* [WHAT THE TASK ASKS]
Report how many lines contain the word "code", with no other text.

* [RECORDS FOR THIS TASK]

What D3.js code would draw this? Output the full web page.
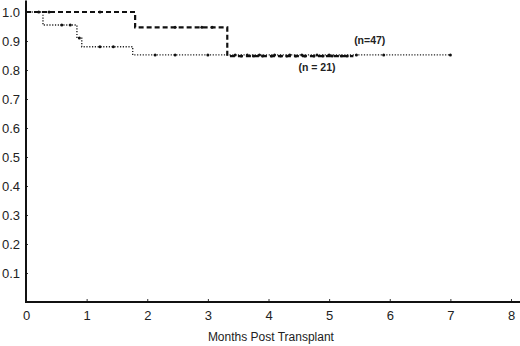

==

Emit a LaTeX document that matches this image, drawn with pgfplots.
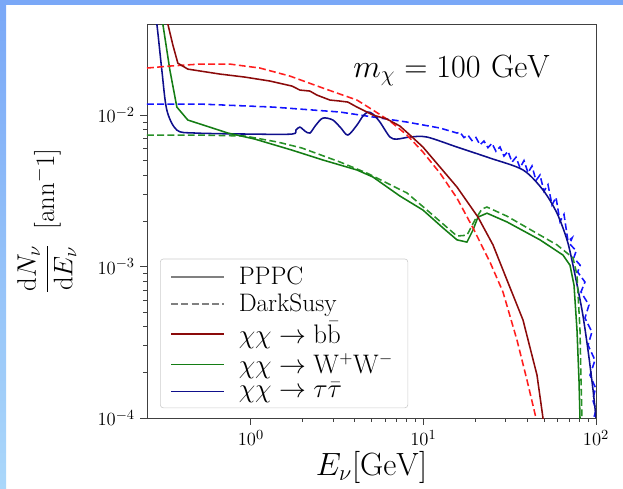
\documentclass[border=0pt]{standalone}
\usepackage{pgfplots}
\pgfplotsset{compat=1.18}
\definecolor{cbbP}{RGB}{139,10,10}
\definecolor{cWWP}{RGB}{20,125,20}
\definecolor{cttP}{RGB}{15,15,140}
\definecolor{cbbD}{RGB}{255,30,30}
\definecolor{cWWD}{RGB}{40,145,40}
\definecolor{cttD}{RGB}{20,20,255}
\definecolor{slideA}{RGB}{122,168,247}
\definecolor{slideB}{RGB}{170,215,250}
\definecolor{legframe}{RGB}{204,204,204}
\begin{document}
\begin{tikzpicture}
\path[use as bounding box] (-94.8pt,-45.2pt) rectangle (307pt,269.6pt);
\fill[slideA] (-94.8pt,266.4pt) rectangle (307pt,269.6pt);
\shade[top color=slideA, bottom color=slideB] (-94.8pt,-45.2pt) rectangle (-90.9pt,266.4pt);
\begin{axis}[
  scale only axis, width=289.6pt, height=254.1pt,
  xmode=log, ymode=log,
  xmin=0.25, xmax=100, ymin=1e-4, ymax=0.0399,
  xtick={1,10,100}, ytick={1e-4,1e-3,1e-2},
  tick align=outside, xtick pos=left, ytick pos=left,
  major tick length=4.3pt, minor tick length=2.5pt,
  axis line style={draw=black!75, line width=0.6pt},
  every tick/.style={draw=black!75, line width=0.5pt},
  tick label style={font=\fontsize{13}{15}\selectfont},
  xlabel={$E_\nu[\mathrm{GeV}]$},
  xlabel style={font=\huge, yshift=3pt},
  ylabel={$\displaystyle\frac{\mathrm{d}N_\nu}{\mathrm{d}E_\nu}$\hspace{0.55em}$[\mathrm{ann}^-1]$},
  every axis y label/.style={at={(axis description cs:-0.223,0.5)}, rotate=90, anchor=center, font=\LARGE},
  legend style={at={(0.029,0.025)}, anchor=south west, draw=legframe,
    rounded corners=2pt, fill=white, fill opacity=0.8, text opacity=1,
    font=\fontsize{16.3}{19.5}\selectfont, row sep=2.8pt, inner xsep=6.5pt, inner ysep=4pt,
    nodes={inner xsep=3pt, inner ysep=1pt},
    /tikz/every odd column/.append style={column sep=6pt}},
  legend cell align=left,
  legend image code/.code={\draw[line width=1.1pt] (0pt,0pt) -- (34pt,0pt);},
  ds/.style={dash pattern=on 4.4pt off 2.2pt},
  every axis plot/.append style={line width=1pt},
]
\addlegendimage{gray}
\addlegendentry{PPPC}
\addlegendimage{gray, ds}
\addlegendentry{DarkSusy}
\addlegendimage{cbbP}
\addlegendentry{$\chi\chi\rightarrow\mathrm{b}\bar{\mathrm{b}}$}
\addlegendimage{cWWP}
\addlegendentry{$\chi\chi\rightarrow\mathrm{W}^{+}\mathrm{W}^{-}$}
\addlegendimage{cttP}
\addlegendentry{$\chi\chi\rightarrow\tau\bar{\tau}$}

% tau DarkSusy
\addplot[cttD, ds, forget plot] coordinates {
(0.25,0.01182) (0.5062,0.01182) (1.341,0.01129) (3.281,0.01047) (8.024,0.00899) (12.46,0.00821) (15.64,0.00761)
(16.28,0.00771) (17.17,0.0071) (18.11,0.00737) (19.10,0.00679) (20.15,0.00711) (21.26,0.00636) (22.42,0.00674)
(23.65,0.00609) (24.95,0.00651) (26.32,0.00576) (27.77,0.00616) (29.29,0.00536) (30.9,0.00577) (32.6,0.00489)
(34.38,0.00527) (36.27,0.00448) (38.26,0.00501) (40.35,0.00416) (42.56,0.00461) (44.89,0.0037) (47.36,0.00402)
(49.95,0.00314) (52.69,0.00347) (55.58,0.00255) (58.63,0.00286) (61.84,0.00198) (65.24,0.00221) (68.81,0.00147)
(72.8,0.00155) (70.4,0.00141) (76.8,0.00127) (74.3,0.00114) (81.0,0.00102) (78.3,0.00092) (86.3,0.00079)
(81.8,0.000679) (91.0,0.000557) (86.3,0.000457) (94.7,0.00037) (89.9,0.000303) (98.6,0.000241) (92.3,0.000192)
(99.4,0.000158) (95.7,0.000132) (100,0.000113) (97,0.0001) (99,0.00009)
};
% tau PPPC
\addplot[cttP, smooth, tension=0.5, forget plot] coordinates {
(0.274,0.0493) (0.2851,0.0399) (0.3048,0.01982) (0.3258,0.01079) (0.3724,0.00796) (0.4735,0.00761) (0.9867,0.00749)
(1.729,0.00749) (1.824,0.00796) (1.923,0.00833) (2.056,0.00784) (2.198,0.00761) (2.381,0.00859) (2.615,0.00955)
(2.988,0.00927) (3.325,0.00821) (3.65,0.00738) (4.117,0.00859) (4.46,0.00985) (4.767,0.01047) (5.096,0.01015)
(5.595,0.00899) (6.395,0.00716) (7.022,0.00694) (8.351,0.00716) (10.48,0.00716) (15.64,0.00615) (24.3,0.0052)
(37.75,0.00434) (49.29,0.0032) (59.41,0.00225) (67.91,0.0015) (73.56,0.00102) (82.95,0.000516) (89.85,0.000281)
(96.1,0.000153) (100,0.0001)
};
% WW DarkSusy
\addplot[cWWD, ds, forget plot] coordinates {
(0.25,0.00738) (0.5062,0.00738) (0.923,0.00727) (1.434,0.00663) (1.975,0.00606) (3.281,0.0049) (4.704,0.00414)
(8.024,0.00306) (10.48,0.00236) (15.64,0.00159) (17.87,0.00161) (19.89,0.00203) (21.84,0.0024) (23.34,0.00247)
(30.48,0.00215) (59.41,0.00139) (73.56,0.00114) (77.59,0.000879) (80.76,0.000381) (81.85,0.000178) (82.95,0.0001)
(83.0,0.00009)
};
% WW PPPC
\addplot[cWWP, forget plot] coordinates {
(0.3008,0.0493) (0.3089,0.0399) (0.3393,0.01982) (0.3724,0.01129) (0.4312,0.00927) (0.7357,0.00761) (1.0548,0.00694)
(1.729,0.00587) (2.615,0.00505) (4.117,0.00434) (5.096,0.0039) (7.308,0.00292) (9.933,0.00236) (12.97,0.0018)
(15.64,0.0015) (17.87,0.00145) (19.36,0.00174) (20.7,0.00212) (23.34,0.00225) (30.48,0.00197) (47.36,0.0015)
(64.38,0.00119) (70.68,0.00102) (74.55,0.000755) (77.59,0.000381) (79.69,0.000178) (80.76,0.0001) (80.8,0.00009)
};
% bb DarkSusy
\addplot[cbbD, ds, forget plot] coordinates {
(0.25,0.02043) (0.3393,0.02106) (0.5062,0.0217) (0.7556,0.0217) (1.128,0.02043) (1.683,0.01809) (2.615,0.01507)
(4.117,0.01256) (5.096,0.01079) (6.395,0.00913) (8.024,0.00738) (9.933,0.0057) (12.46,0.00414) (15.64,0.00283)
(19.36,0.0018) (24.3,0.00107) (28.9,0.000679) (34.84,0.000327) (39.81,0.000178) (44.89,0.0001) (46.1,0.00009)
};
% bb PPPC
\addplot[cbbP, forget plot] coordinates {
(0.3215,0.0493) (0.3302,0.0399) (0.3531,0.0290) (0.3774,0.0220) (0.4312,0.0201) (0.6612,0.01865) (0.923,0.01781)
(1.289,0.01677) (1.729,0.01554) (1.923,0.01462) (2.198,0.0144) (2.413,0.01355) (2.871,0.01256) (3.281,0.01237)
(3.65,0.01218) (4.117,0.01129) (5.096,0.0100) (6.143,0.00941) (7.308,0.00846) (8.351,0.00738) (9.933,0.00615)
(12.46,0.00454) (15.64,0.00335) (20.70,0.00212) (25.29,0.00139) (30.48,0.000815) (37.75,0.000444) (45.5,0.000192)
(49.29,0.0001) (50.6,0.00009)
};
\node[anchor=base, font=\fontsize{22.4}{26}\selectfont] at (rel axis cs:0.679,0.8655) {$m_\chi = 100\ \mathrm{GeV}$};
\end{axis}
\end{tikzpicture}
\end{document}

* [RESPONSE]
2